Mochi's heredity as a Bernese mountain dog makes her naturally loyal, affectionate, and gentle—wonderful characteristics for her work at the funeral home. McKay notes that Bernese mountain dogs usually live to be about 6 to 8 years old, and she wants those years to be meaningful for Mochi.
"I want her life to hold as much purpose as possible," McKay says.
While McKay doesn't have a professional background in dog training, she says she's socializing Mochi around the office and teaching her basic manners and commands—essentials for any pet with plans to comfort their community as a therapy dog.
The almost-1-year-old puppy seems to instinctively know what a hurting family needs. McKay says that Mochi's gentle, loving nature has been a welcome salve for grieving loved ones. She said that some families use Mochi as a small break from the sometimes-difficult funeral planning process, while others will continue the planning conversation while they pet or hold the now-70-pound dog as a source of comfort.
McKay's plans for attending formal therapy dog training classes are on hold because of COVID, and she will take Mochi when she's able to. But even with no formal certification, it's clear that this pup has a heart filled to the brim with love.

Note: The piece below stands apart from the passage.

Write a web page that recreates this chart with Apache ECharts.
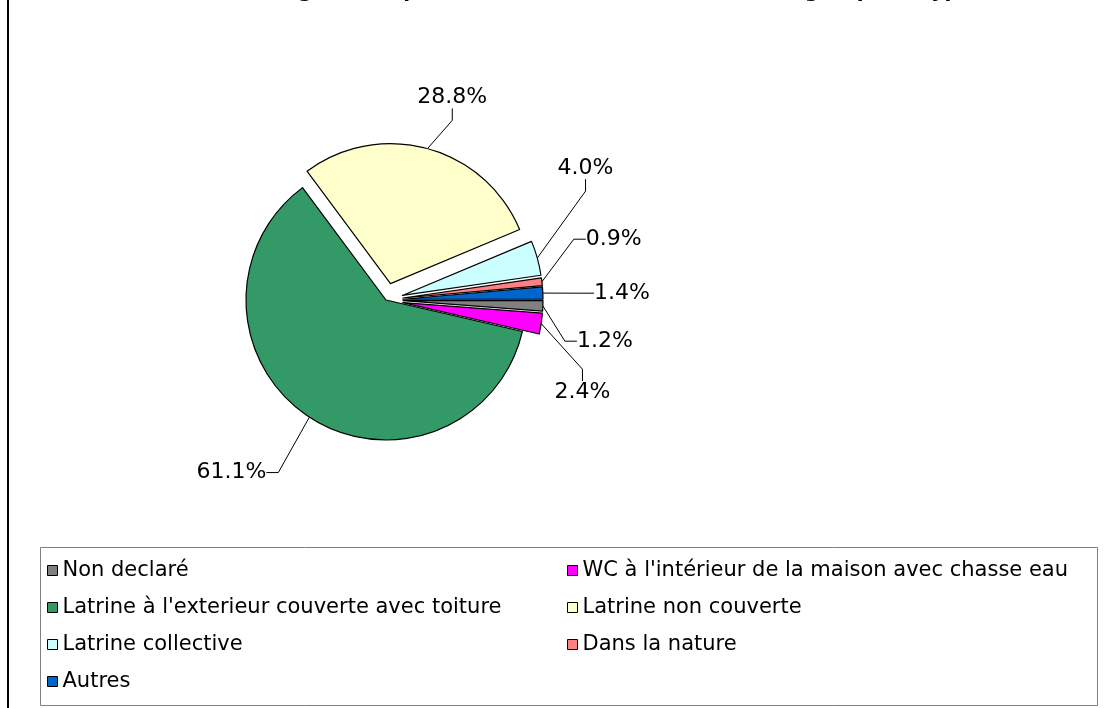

McKay says it's been interesting to see how quickly Mochi's inspiring story spread. Southern Living introduced us to the pup when she was only two and a half months old earlier this year. "Then everything kind of died down after COVID hit," McKay says. "But she's learning her manners and growing and still here, making a difference."
"Everyone has loved having her here," McKay says. "When she [meets a] family, she's usually pretty excited. She and families kind of feed off one another, because they're excited to see her too. She runs in and lays down with everyone and she gets all that love."